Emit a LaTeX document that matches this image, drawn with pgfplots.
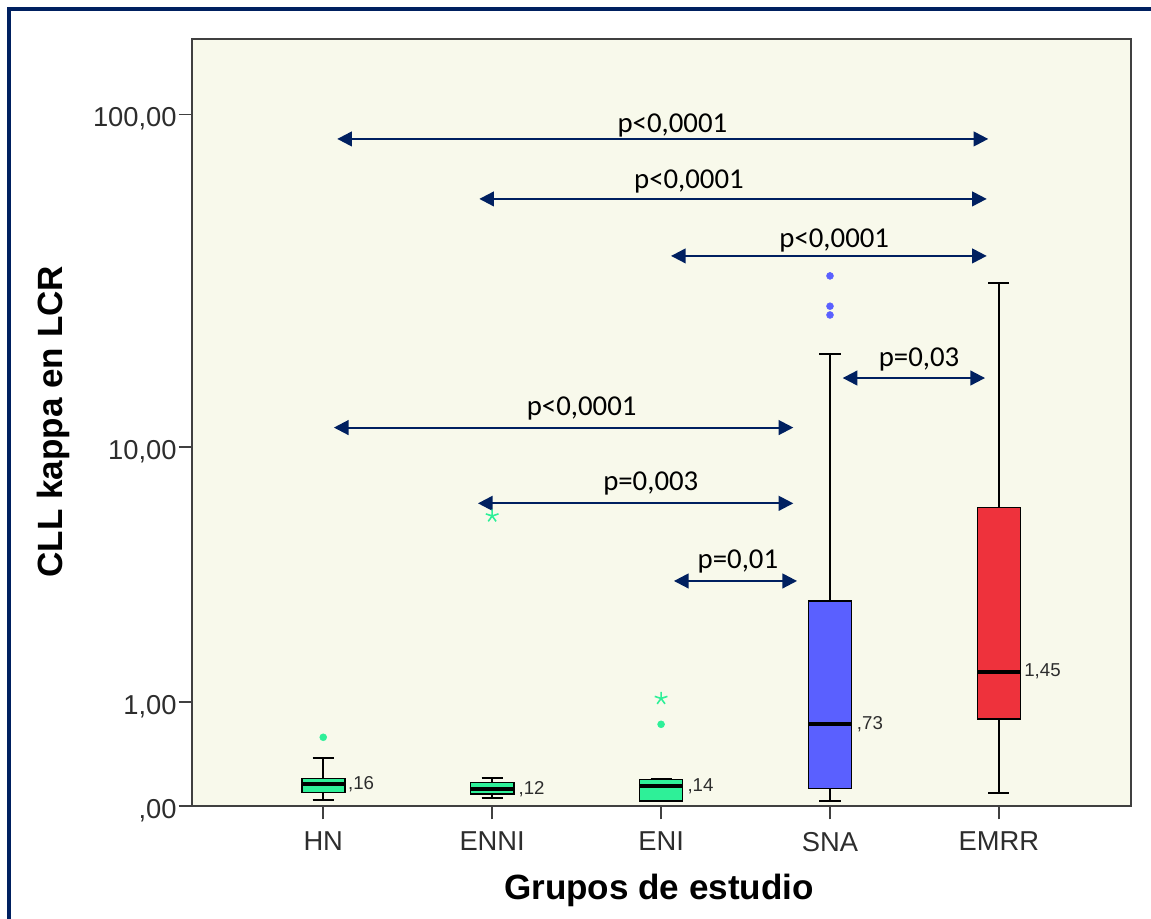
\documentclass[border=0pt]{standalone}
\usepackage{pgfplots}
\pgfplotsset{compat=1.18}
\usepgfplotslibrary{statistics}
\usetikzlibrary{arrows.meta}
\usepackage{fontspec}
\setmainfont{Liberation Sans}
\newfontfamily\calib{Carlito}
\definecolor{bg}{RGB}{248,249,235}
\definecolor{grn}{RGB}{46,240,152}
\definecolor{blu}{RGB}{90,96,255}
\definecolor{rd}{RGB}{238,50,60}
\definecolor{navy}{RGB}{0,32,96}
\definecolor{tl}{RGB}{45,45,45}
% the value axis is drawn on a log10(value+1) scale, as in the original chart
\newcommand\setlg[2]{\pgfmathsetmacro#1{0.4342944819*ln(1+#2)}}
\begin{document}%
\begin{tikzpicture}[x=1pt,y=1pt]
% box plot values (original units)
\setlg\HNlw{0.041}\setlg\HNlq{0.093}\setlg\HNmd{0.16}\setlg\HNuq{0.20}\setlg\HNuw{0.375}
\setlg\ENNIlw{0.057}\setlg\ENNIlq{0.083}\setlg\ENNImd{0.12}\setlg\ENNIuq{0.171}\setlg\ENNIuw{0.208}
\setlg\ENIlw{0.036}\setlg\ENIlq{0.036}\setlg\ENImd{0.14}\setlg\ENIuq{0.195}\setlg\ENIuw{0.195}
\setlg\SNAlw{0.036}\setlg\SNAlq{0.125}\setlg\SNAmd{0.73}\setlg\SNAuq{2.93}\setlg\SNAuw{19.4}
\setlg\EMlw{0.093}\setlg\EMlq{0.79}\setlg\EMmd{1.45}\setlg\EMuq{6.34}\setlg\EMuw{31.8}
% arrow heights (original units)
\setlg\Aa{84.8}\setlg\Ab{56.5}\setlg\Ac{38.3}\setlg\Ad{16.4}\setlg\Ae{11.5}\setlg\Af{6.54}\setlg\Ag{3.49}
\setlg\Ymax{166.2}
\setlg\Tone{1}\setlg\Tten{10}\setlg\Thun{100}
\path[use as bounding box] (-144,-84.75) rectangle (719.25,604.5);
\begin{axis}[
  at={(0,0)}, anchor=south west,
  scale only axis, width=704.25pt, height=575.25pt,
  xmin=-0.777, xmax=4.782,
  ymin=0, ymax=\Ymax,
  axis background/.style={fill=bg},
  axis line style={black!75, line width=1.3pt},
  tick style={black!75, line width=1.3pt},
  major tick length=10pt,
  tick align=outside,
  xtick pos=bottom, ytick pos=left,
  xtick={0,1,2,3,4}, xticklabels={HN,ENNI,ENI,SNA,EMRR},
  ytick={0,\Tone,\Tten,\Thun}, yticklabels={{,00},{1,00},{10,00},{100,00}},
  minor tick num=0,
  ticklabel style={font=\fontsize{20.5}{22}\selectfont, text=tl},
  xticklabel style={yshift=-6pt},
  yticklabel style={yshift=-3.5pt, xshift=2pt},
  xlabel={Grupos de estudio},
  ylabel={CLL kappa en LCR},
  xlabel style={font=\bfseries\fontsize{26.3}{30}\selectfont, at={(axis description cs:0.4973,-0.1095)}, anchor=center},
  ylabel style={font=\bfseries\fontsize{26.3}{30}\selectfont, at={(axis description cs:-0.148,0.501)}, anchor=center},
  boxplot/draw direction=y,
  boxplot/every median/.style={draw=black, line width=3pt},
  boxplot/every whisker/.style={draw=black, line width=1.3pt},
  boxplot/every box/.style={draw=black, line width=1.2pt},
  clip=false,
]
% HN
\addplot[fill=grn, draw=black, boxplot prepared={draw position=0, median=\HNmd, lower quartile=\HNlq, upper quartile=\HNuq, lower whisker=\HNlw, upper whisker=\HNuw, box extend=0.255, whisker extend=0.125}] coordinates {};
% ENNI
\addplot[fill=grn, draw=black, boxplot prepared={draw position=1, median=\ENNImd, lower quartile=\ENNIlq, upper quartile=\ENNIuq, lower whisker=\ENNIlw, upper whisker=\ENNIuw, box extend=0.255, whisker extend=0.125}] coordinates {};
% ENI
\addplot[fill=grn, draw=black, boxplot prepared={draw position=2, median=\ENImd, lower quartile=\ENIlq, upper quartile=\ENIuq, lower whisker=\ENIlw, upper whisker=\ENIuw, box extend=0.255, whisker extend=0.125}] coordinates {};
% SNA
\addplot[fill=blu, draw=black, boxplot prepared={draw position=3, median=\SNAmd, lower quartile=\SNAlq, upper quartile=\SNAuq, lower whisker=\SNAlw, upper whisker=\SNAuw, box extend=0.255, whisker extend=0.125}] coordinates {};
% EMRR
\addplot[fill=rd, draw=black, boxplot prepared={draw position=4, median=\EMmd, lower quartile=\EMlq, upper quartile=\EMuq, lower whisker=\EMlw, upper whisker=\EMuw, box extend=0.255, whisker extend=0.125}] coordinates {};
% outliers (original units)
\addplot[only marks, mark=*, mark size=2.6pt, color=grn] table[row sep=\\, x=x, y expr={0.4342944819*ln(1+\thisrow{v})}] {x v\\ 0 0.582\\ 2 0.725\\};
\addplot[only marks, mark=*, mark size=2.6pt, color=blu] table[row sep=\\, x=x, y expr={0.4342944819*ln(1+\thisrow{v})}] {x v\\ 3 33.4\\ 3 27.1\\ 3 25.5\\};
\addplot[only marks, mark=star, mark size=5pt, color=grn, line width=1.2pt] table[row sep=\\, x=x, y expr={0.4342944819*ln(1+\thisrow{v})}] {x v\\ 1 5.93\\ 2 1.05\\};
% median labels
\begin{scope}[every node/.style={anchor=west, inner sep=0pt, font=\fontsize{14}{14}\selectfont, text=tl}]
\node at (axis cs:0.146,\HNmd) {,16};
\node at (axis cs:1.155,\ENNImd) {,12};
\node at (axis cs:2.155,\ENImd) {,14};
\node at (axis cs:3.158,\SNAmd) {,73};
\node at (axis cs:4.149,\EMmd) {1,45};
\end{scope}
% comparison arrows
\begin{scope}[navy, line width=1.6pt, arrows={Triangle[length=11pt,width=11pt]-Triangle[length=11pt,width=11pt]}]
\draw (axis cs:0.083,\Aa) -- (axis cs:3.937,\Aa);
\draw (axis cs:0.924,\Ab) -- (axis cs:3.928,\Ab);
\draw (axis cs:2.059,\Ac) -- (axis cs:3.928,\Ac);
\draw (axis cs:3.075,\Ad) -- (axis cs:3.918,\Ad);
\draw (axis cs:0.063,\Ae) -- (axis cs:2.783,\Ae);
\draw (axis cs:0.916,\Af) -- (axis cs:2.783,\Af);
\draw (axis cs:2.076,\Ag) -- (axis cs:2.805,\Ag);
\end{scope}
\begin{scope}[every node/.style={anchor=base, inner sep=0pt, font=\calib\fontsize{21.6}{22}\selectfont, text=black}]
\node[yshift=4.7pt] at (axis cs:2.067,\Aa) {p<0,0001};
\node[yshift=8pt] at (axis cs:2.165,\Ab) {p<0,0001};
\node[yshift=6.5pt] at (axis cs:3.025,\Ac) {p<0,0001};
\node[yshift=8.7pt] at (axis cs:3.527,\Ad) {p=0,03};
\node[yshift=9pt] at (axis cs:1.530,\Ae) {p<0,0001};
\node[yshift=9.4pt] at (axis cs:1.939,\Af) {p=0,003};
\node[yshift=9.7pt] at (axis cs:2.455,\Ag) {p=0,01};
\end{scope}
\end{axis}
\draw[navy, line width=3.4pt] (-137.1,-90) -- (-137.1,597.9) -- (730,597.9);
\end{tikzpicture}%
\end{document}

_Exercise aim_: Quote the data above in full, leaving out the pictures it holds.

_Worked solution_:
Emit a LaTeX document that matches this image, drawn with pgfplots.
\documentclass[border=0pt]{standalone}
\usepackage{pgfplots}
\pgfplotsset{compat=1.18}
\usepgfplotslibrary{statistics}
\usetikzlibrary{arrows.meta}
\usepackage{fontspec}
\setmainfont{Liberation Sans}
\newfontfamily\calib{Carlito}
\definecolor{bg}{RGB}{248,249,235}
\definecolor{grn}{RGB}{46,240,152}
\definecolor{blu}{RGB}{90,96,255}
\definecolor{rd}{RGB}{238,50,60}
\definecolor{navy}{RGB}{0,32,96}
\definecolor{tl}{RGB}{45,45,45}
% the value axis is drawn on a log10(value+1) scale, as in the original chart
\newcommand\setlg[2]{\pgfmathsetmacro#1{0.4342944819*ln(1+#2)}}
\begin{document}%
\begin{tikzpicture}[x=1pt,y=1pt]
% box plot values (original units)
\setlg\HNlw{0.041}\setlg\HNlq{0.093}\setlg\HNmd{0.16}\setlg\HNuq{0.20}\setlg\HNuw{0.375}
\setlg\ENNIlw{0.057}\setlg\ENNIlq{0.083}\setlg\ENNImd{0.12}\setlg\ENNIuq{0.171}\setlg\ENNIuw{0.208}
\setlg\ENIlw{0.036}\setlg\ENIlq{0.036}\setlg\ENImd{0.14}\setlg\ENIuq{0.195}\setlg\ENIuw{0.195}
\setlg\SNAlw{0.036}\setlg\SNAlq{0.125}\setlg\SNAmd{0.73}\setlg\SNAuq{2.93}\setlg\SNAuw{19.4}
\setlg\EMlw{0.093}\setlg\EMlq{0.79}\setlg\EMmd{1.45}\setlg\EMuq{6.34}\setlg\EMuw{31.8}
% arrow heights (original units)
\setlg\Aa{84.8}\setlg\Ab{56.5}\setlg\Ac{38.3}\setlg\Ad{16.4}\setlg\Ae{11.5}\setlg\Af{6.54}\setlg\Ag{3.49}
\setlg\Ymax{166.2}
\setlg\Tone{1}\setlg\Tten{10}\setlg\Thun{100}
\path[use as bounding box] (-144,-84.75) rectangle (719.25,604.5);
\begin{axis}[
  at={(0,0)}, anchor=south west,
  scale only axis, width=704.25pt, height=575.25pt,
  xmin=-0.777, xmax=4.782,
  ymin=0, ymax=\Ymax,
  axis background/.style={fill=bg},
  axis line style={black!75, line width=1.3pt},
  tick style={black!75, line width=1.3pt},
  major tick length=10pt,
  tick align=outside,
  xtick pos=bottom, ytick pos=left,
  xtick={0,1,2,3,4}, xticklabels={HN,ENNI,ENI,SNA,EMRR},
  ytick={0,\Tone,\Tten,\Thun}, yticklabels={{,00},{1,00},{10,00},{100,00}},
  minor tick num=0,
  ticklabel style={font=\fontsize{20.5}{22}\selectfont, text=tl},
  xticklabel style={yshift=-6pt},
  yticklabel style={yshift=-3.5pt, xshift=2pt},
  xlabel={Grupos de estudio},
  ylabel={CLL kappa en LCR},
  xlabel style={font=\bfseries\fontsize{26.3}{30}\selectfont, at={(axis description cs:0.4973,-0.1095)}, anchor=center},
  ylabel style={font=\bfseries\fontsize{26.3}{30}\selectfont, at={(axis description cs:-0.148,0.501)}, anchor=center},
  boxplot/draw direction=y,
  boxplot/every median/.style={draw=black, line width=3pt},
  boxplot/every whisker/.style={draw=black, line width=1.3pt},
  boxplot/every box/.style={draw=black, line width=1.2pt},
  clip=false,
]
% HN
\addplot[fill=grn, draw=black, boxplot prepared={draw position=0, median=\HNmd, lower quartile=\HNlq, upper quartile=\HNuq, lower whisker=\HNlw, upper whisker=\HNuw, box extend=0.255, whisker extend=0.125}] coordinates {};
% ENNI
\addplot[fill=grn, draw=black, boxplot prepared={draw position=1, median=\ENNImd, lower quartile=\ENNIlq, upper quartile=\ENNIuq, lower whisker=\ENNIlw, upper whisker=\ENNIuw, box extend=0.255, whisker extend=0.125}] coordinates {};
% ENI
\addplot[fill=grn, draw=black, boxplot prepared={draw position=2, median=\ENImd, lower quartile=\ENIlq, upper quartile=\ENIuq, lower whisker=\ENIlw, upper whisker=\ENIuw, box extend=0.255, whisker extend=0.125}] coordinates {};
% SNA
\addplot[fill=blu, draw=black, boxplot prepared={draw position=3, median=\SNAmd, lower quartile=\SNAlq, upper quartile=\SNAuq, lower whisker=\SNAlw, upper whisker=\SNAuw, box extend=0.255, whisker extend=0.125}] coordinates {};
% EMRR
\addplot[fill=rd, draw=black, boxplot prepared={draw position=4, median=\EMmd, lower quartile=\EMlq, upper quartile=\EMuq, lower whisker=\EMlw, upper whisker=\EMuw, box extend=0.255, whisker extend=0.125}] coordinates {};
% outliers (original units)
\addplot[only marks, mark=*, mark size=2.6pt, color=grn] table[row sep=\\, x=x, y expr={0.4342944819*ln(1+\thisrow{v})}] {x v\\ 0 0.582\\ 2 0.725\\};
\addplot[only marks, mark=*, mark size=2.6pt, color=blu] table[row sep=\\, x=x, y expr={0.4342944819*ln(1+\thisrow{v})}] {x v\\ 3 33.4\\ 3 27.1\\ 3 25.5\\};
\addplot[only marks, mark=star, mark size=5pt, color=grn, line width=1.2pt] table[row sep=\\, x=x, y expr={0.4342944819*ln(1+\thisrow{v})}] {x v\\ 1 5.93\\ 2 1.05\\};
% median labels
\begin{scope}[every node/.style={anchor=west, inner sep=0pt, font=\fontsize{14}{14}\selectfont, text=tl}]
\node at (axis cs:0.146,\HNmd) {,16};
\node at (axis cs:1.155,\ENNImd) {,12};
\node at (axis cs:2.155,\ENImd) {,14};
\node at (axis cs:3.158,\SNAmd) {,73};
\node at (axis cs:4.149,\EMmd) {1,45};
\end{scope}
% comparison arrows
\begin{scope}[navy, line width=1.6pt, arrows={Triangle[length=11pt,width=11pt]-Triangle[length=11pt,width=11pt]}]
\draw (axis cs:0.083,\Aa) -- (axis cs:3.937,\Aa);
\draw (axis cs:0.924,\Ab) -- (axis cs:3.928,\Ab);
\draw (axis cs:2.059,\Ac) -- (axis cs:3.928,\Ac);
\draw (axis cs:3.075,\Ad) -- (axis cs:3.918,\Ad);
\draw (axis cs:0.063,\Ae) -- (axis cs:2.783,\Ae);
\draw (axis cs:0.916,\Af) -- (axis cs:2.783,\Af);
\draw (axis cs:2.076,\Ag) -- (axis cs:2.805,\Ag);
\end{scope}
\begin{scope}[every node/.style={anchor=base, inner sep=0pt, font=\calib\fontsize{21.6}{22}\selectfont, text=black}]
\node[yshift=4.7pt] at (axis cs:2.067,\Aa) {p<0,0001};
\node[yshift=8pt] at (axis cs:2.165,\Ab) {p<0,0001};
\node[yshift=6.5pt] at (axis cs:3.025,\Ac) {p<0,0001};
\node[yshift=8.7pt] at (axis cs:3.527,\Ad) {p=0,03};
\node[yshift=9pt] at (axis cs:1.530,\Ae) {p<0,0001};
\node[yshift=9.4pt] at (axis cs:1.939,\Af) {p=0,003};
\node[yshift=9.7pt] at (axis cs:2.455,\Ag) {p=0,01};
\end{scope}
\end{axis}
\draw[navy, line width=3.4pt] (-137.1,-90) -- (-137.1,597.9) -- (730,597.9);
\end{tikzpicture}%
\end{document}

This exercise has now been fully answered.